“So the anger of the Lord was kindled against Israel, and he said, ‘Because this people have transgressed my covenant that I commanded their fathers and have not obeyed my voice, I will no longer drive out before them any of the nations that Joshua left when he died, in order to test Israel by them, whether they will take care to walk in the way of the LORD as their fathers did, or not.’ So the LORD left those nations, not driving them out quickly, and he did not give them into the hand of Joshua.” – Judges 2:20-23
God references Israel as “this people.” This is not a term of endearment, but evidence of God’s anger toward his chosen nation. God had covenanted with his elect. This was a covenant God would never break, no matter how many times his children walked away from their commitments. God continues to honor the covenant even while he is punishing Israel.
God had previously cleared the path for Israel by eliminating our redirecting her enemies. Now, God was allowing the foreign nations to do harm and to Israel and did not make victory easy for his elect. Tertullian said, “And thus, throughout almost all the annals of the judges and of the kings who succeeded them, while the strength of the surrounding nations was preserved, He meted wrath out to Israel by war and captivity and a foreign yoke, as often as they turned aside from Him, especially to idolatry.” While Israel still experienced God’s eternal promises, he allowed his chosen people to suffer justly in this life.

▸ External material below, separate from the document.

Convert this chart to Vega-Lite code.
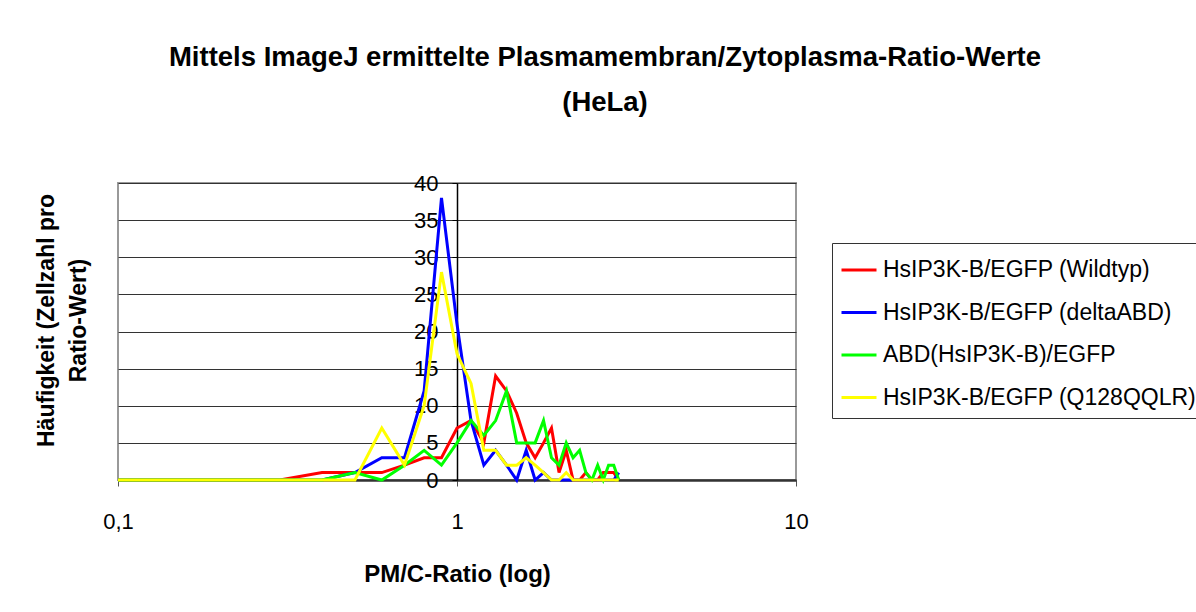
{
  "$schema": "https://vega.github.io/schema/vega-lite/v6.json",
  "width": 678,
  "height": 297,
  "autosize": {"type": "none"},
  "padding": {"left": 118, "top": 183, "right": 400, "bottom": 132},
  "background": "white",
  "title": {
    "text": ["Mittels ImageJ ermittelte Plasmamembran/Zytoplasma-Ratio-Werte", "(HeLa)"],
    "font": "Liberation Sans",
    "fontSize": 27.5,
    "fontWeight": "bold",
    "color": "black",
    "anchor": "middle",
    "lineHeight": 45,
    "offset": 56,
    "dx": 148
  },
  "config": {
    "view": {"stroke": "#999999", "strokeWidth": 2},
    "axis": {
      "labelFont": "Liberation Sans",
      "labelFontSize": 22,
      "labelColor": "black",
      "titleFont": "Liberation Sans",
      "titleFontSize": 20,
      "titleFontWeight": "bold",
      "titleColor": "black",
      "zindex": 0
    }
  },
  "data": {
    "values": [
      {"series": "HsIP3K-B/EGFP (Wildtyp)", "ratio": 0.1, "count": 0},
      {"series": "HsIP3K-B/EGFP (Wildtyp)", "ratio": 0.2, "count": 0},
      {"series": "HsIP3K-B/EGFP (Wildtyp)", "ratio": 0.3, "count": 0},
      {"series": "HsIP3K-B/EGFP (Wildtyp)", "ratio": 0.4, "count": 1},
      {"series": "HsIP3K-B/EGFP (Wildtyp)", "ratio": 0.5, "count": 1},
      {"series": "HsIP3K-B/EGFP (Wildtyp)", "ratio": 0.6, "count": 1},
      {"series": "HsIP3K-B/EGFP (Wildtyp)", "ratio": 0.7, "count": 2},
      {"series": "HsIP3K-B/EGFP (Wildtyp)", "ratio": 0.8, "count": 3},
      {"series": "HsIP3K-B/EGFP (Wildtyp)", "ratio": 0.9, "count": 3},
      {"series": "HsIP3K-B/EGFP (Wildtyp)", "ratio": 1.0, "count": 7},
      {"series": "HsIP3K-B/EGFP (Wildtyp)", "ratio": 1.1, "count": 8},
      {"series": "HsIP3K-B/EGFP (Wildtyp)", "ratio": 1.2, "count": 5},
      {"series": "HsIP3K-B/EGFP (Wildtyp)", "ratio": 1.3, "count": 14},
      {"series": "HsIP3K-B/EGFP (Wildtyp)", "ratio": 1.4, "count": 12},
      {"series": "HsIP3K-B/EGFP (Wildtyp)", "ratio": 1.5, "count": 9},
      {"series": "HsIP3K-B/EGFP (Wildtyp)", "ratio": 1.6, "count": 5},
      {"series": "HsIP3K-B/EGFP (Wildtyp)", "ratio": 1.7, "count": 3},
      {"series": "HsIP3K-B/EGFP (Wildtyp)", "ratio": 1.8, "count": 5},
      {"series": "HsIP3K-B/EGFP (Wildtyp)", "ratio": 1.9, "count": 7},
      {"series": "HsIP3K-B/EGFP (Wildtyp)", "ratio": 2.0, "count": 1},
      {"series": "HsIP3K-B/EGFP (Wildtyp)", "ratio": 2.1, "count": 4},
      {"series": "HsIP3K-B/EGFP (Wildtyp)", "ratio": 2.2, "count": 0},
      {"series": "HsIP3K-B/EGFP (Wildtyp)", "ratio": 2.3, "count": 0},
      {"series": "HsIP3K-B/EGFP (Wildtyp)", "ratio": 2.4, "count": 1},
      {"series": "HsIP3K-B/EGFP (Wildtyp)", "ratio": 2.5, "count": 0},
      {"series": "HsIP3K-B/EGFP (Wildtyp)", "ratio": 2.6, "count": 0},
      {"series": "HsIP3K-B/EGFP (Wildtyp)", "ratio": 2.7, "count": 1},
      {"series": "HsIP3K-B/EGFP (Wildtyp)", "ratio": 2.8, "count": 1},
      {"series": "HsIP3K-B/EGFP (Wildtyp)", "ratio": 2.9, "count": 1},
      {"series": "HsIP3K-B/EGFP (Wildtyp)", "ratio": 3.0, "count": 0},
      {"series": "HsIP3K-B/EGFP (deltaABD)", "ratio": 0.1, "count": 0},
      {"series": "HsIP3K-B/EGFP (deltaABD)", "ratio": 0.2, "count": 0},
      {"series": "HsIP3K-B/EGFP (deltaABD)", "ratio": 0.3, "count": 0},
      {"series": "HsIP3K-B/EGFP (deltaABD)", "ratio": 0.4, "count": 0},
      {"series": "HsIP3K-B/EGFP (deltaABD)", "ratio": 0.5, "count": 1},
      {"series": "HsIP3K-B/EGFP (deltaABD)", "ratio": 0.6, "count": 3},
      {"series": "HsIP3K-B/EGFP (deltaABD)", "ratio": 0.7, "count": 3},
      {"series": "HsIP3K-B/EGFP (deltaABD)", "ratio": 0.8, "count": 12},
      {"series": "HsIP3K-B/EGFP (deltaABD)", "ratio": 0.9, "count": 38},
      {"series": "HsIP3K-B/EGFP (deltaABD)", "ratio": 1.0, "count": 21},
      {"series": "HsIP3K-B/EGFP (deltaABD)", "ratio": 1.1, "count": 8},
      {"series": "HsIP3K-B/EGFP (deltaABD)", "ratio": 1.2, "count": 2},
      {"series": "HsIP3K-B/EGFP (deltaABD)", "ratio": 1.3, "count": 4},
      {"series": "HsIP3K-B/EGFP (deltaABD)", "ratio": 1.4, "count": 2},
      {"series": "HsIP3K-B/EGFP (deltaABD)", "ratio": 1.5, "count": 0},
      {"series": "HsIP3K-B/EGFP (deltaABD)", "ratio": 1.6, "count": 4},
      {"series": "HsIP3K-B/EGFP (deltaABD)", "ratio": 1.7, "count": 0},
      {"series": "HsIP3K-B/EGFP (deltaABD)", "ratio": 1.8, "count": 1},
      {"series": "HsIP3K-B/EGFP (deltaABD)", "ratio": 1.9, "count": 0},
      {"series": "HsIP3K-B/EGFP (deltaABD)", "ratio": 2.0, "count": 0},
      {"series": "HsIP3K-B/EGFP (deltaABD)", "ratio": 2.1, "count": 0},
      {"series": "HsIP3K-B/EGFP (deltaABD)", "ratio": 2.2, "count": 0},
      {"series": "HsIP3K-B/EGFP (deltaABD)", "ratio": 2.3, "count": 0},
      {"series": "HsIP3K-B/EGFP (deltaABD)", "ratio": 2.4, "count": 0},
      {"series": "HsIP3K-B/EGFP (deltaABD)", "ratio": 2.5, "count": 0},
      {"series": "HsIP3K-B/EGFP (deltaABD)", "ratio": 2.6, "count": 0},
      {"series": "HsIP3K-B/EGFP (deltaABD)", "ratio": 2.7, "count": 0},
      {"series": "HsIP3K-B/EGFP (deltaABD)", "ratio": 2.8, "count": 0},
      {"series": "HsIP3K-B/EGFP (deltaABD)", "ratio": 2.9, "count": 0},
      {"series": "HsIP3K-B/EGFP (deltaABD)", "ratio": 3.0, "count": 1},
      {"series": "ABD(HsIP3K-B)/EGFP", "ratio": 0.1, "count": 0},
      {"series": "ABD(HsIP3K-B)/EGFP", "ratio": 0.2, "count": 0},
      {"series": "ABD(HsIP3K-B)/EGFP", "ratio": 0.3, "count": 0},
      {"series": "ABD(HsIP3K-B)/EGFP", "ratio": 0.4, "count": 0},
      {"series": "ABD(HsIP3K-B)/EGFP", "ratio": 0.5, "count": 1},
      {"series": "ABD(HsIP3K-B)/EGFP", "ratio": 0.6, "count": 0},
      {"series": "ABD(HsIP3K-B)/EGFP", "ratio": 0.7, "count": 2},
      {"series": "ABD(HsIP3K-B)/EGFP", "ratio": 0.8, "count": 4},
      {"series": "ABD(HsIP3K-B)/EGFP", "ratio": 0.9, "count": 2},
      {"series": "ABD(HsIP3K-B)/EGFP", "ratio": 1.0, "count": 5},
      {"series": "ABD(HsIP3K-B)/EGFP", "ratio": 1.1, "count": 8},
      {"series": "ABD(HsIP3K-B)/EGFP", "ratio": 1.2, "count": 6},
      {"series": "ABD(HsIP3K-B)/EGFP", "ratio": 1.3, "count": 8},
      {"series": "ABD(HsIP3K-B)/EGFP", "ratio": 1.4, "count": 12},
      {"series": "ABD(HsIP3K-B)/EGFP", "ratio": 1.5, "count": 5},
      {"series": "ABD(HsIP3K-B)/EGFP", "ratio": 1.6, "count": 5},
      {"series": "ABD(HsIP3K-B)/EGFP", "ratio": 1.7, "count": 5},
      {"series": "ABD(HsIP3K-B)/EGFP", "ratio": 1.8, "count": 8},
      {"series": "ABD(HsIP3K-B)/EGFP", "ratio": 1.9, "count": 3},
      {"series": "ABD(HsIP3K-B)/EGFP", "ratio": 2.0, "count": 2},
      {"series": "ABD(HsIP3K-B)/EGFP", "ratio": 2.1, "count": 5},
      {"series": "ABD(HsIP3K-B)/EGFP", "ratio": 2.2, "count": 3},
      {"series": "ABD(HsIP3K-B)/EGFP", "ratio": 2.3, "count": 4},
      {"series": "ABD(HsIP3K-B)/EGFP", "ratio": 2.4, "count": 1},
      {"series": "ABD(HsIP3K-B)/EGFP", "ratio": 2.5, "count": 0},
      {"series": "ABD(HsIP3K-B)/EGFP", "ratio": 2.6, "count": 2},
      {"series": "ABD(HsIP3K-B)/EGFP", "ratio": 2.7, "count": 0},
      {"series": "ABD(HsIP3K-B)/EGFP", "ratio": 2.8, "count": 2},
      {"series": "ABD(HsIP3K-B)/EGFP", "ratio": 2.9, "count": 2},
      {"series": "ABD(HsIP3K-B)/EGFP", "ratio": 3.0, "count": 0},
      {"series": "HsIP3K-B/EGFP (Q128QQLR)", "ratio": 0.1, "count": 0},
      {"series": "HsIP3K-B/EGFP (Q128QQLR)", "ratio": 0.2, "count": 0},
      {"series": "HsIP3K-B/EGFP (Q128QQLR)", "ratio": 0.3, "count": 0},
      {"series": "HsIP3K-B/EGFP (Q128QQLR)", "ratio": 0.4, "count": 0},
      {"series": "HsIP3K-B/EGFP (Q128QQLR)", "ratio": 0.5, "count": 0},
      {"series": "HsIP3K-B/EGFP (Q128QQLR)", "ratio": 0.6, "count": 7},
      {"series": "HsIP3K-B/EGFP (Q128QQLR)", "ratio": 0.7, "count": 2},
      {"series": "HsIP3K-B/EGFP (Q128QQLR)", "ratio": 0.8, "count": 10},
      {"series": "HsIP3K-B/EGFP (Q128QQLR)", "ratio": 0.9, "count": 28},
      {"series": "HsIP3K-B/EGFP (Q128QQLR)", "ratio": 1.0, "count": 17},
      {"series": "HsIP3K-B/EGFP (Q128QQLR)", "ratio": 1.1, "count": 13},
      {"series": "HsIP3K-B/EGFP (Q128QQLR)", "ratio": 1.2, "count": 4},
      {"series": "HsIP3K-B/EGFP (Q128QQLR)", "ratio": 1.3, "count": 4},
      {"series": "HsIP3K-B/EGFP (Q128QQLR)", "ratio": 1.4, "count": 2},
      {"series": "HsIP3K-B/EGFP (Q128QQLR)", "ratio": 1.5, "count": 2},
      {"series": "HsIP3K-B/EGFP (Q128QQLR)", "ratio": 1.6, "count": 3},
      {"series": "HsIP3K-B/EGFP (Q128QQLR)", "ratio": 1.7, "count": 2},
      {"series": "HsIP3K-B/EGFP (Q128QQLR)", "ratio": 1.8, "count": 1},
      {"series": "HsIP3K-B/EGFP (Q128QQLR)", "ratio": 1.9, "count": 0},
      {"series": "HsIP3K-B/EGFP (Q128QQLR)", "ratio": 2.0, "count": 0},
      {"series": "HsIP3K-B/EGFP (Q128QQLR)", "ratio": 2.1, "count": 1},
      {"series": "HsIP3K-B/EGFP (Q128QQLR)", "ratio": 2.2, "count": 0},
      {"series": "HsIP3K-B/EGFP (Q128QQLR)", "ratio": 2.3, "count": 0},
      {"series": "HsIP3K-B/EGFP (Q128QQLR)", "ratio": 2.4, "count": 0},
      {"series": "HsIP3K-B/EGFP (Q128QQLR)", "ratio": 2.5, "count": 0},
      {"series": "HsIP3K-B/EGFP (Q128QQLR)", "ratio": 2.6, "count": 0},
      {"series": "HsIP3K-B/EGFP (Q128QQLR)", "ratio": 2.7, "count": 0},
      {"series": "HsIP3K-B/EGFP (Q128QQLR)", "ratio": 2.8, "count": 0},
      {"series": "HsIP3K-B/EGFP (Q128QQLR)", "ratio": 2.9, "count": 0},
      {"series": "HsIP3K-B/EGFP (Q128QQLR)", "ratio": 3.0, "count": 0}
    ]
  },
  "mark": {"type": "line", "strokeWidth": 3, "clip": false},
  "encoding": {
    "x": {
      "field": "ratio",
      "type": "quantitative",
      "scale": {"type": "log", "domain": [0.1, 10], "nice": false},
      "axis": {
        "values": [0.1, 1, 10],
        "labelExpr": "datum.value < 0.5 ? '0,1' : datum.label",
        "labelFlush": false,
        "labelOverlap": false,
        "grid": false,
        "domainColor": "#333333",
        "domainWidth": 2.5,
        "tickColor": "#555555",
        "tickSize": 6,
        "labelPadding": 25,
        "title": "PM/C-Ratio (log)",
        "titlePadding": 30,
        "titleFontSize": 24
      }
    },
    "y": {
      "field": "count",
      "type": "quantitative",
      "scale": {"domain": [0, 40], "nice": false},
      "axis": {
        "values": [0, 5, 10, 15, 20, 25, 30, 35, 40],
        "offset": -339,
        "grid": true,
        "gridColor": "#333333",
        "gridWidth": 1,
        "domainColor": "black",
        "domainWidth": 1.5,
        "tickColor": "black",
        "tickSize": 5,
        "labelPadding": 14,
        "labelOverlap": false,
        "title": ["Häufigkeit (Zellzahl pro", "Ratio-Wert)"],
        "titleX": -411,
        "titleY": 137,
        "titleAngle": 270,
        "titleAlign": "center",
        "titleBaseline": "middle",
        "titleFontSize": 23,
        "titleLineHeight": 32
      }
    },
    "color": {
      "field": "series",
      "type": "nominal",
      "scale": {
        "domain": ["HsIP3K-B/EGFP (Wildtyp)", "HsIP3K-B/EGFP (deltaABD)", "ABD(HsIP3K-B)/EGFP", "HsIP3K-B/EGFP (Q128QQLR)"],
        "range": ["#FF0000", "#0000FF", "#00FF00", "#FFFF00"]
      },
      "legend": {
        "orient": "none",
        "legendX": 714,
        "legendY": 60,
        "title": null,
        "strokeColor": "#333333",
        "fillColor": "white",
        "padding": 8,
        "labelFont": "Liberation Sans",
        "labelFontSize": 23,
        "labelColor": "black",
        "labelOffset": 5,
        "labelLimit": 400,
        "symbolType": "stroke",
        "symbolStrokeWidth": 3,
        "symbolSize": 1225,
        "rowPadding": 11.5
      }
    }
  }
}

The hearts of God’s elect continue to turn from the Lord and continue to seek pleasure outside of his will. Our disobedience is the natural state of our existence and occasionally God allows us to experience the painful result of our desires. When we do not walk in God’s ways we periodically receive the pain and heartache we have earned.
God can call the nations to himself or use the nations to meter out our well-deserved punishment. As we go to the nations to serve God we are to do so with a God-centered heart bent on increasing his glory and calling his people to their Creator. Our obedience and worship is what God seeks. He calls us to reach the nations for his good pleasure and the joy of his disciples.
 Tertullian, “Scorpiace,” in Latin Christianity: Its Founder, Tertullian, ed. Alexander Roberts, James Donaldson, and A. Cleveland Coxe, trans. Peter Holmes, vol. 3, The Ante-Nicene Fathers (Buffalo, NY: Christian Literature Company, 1885), 636.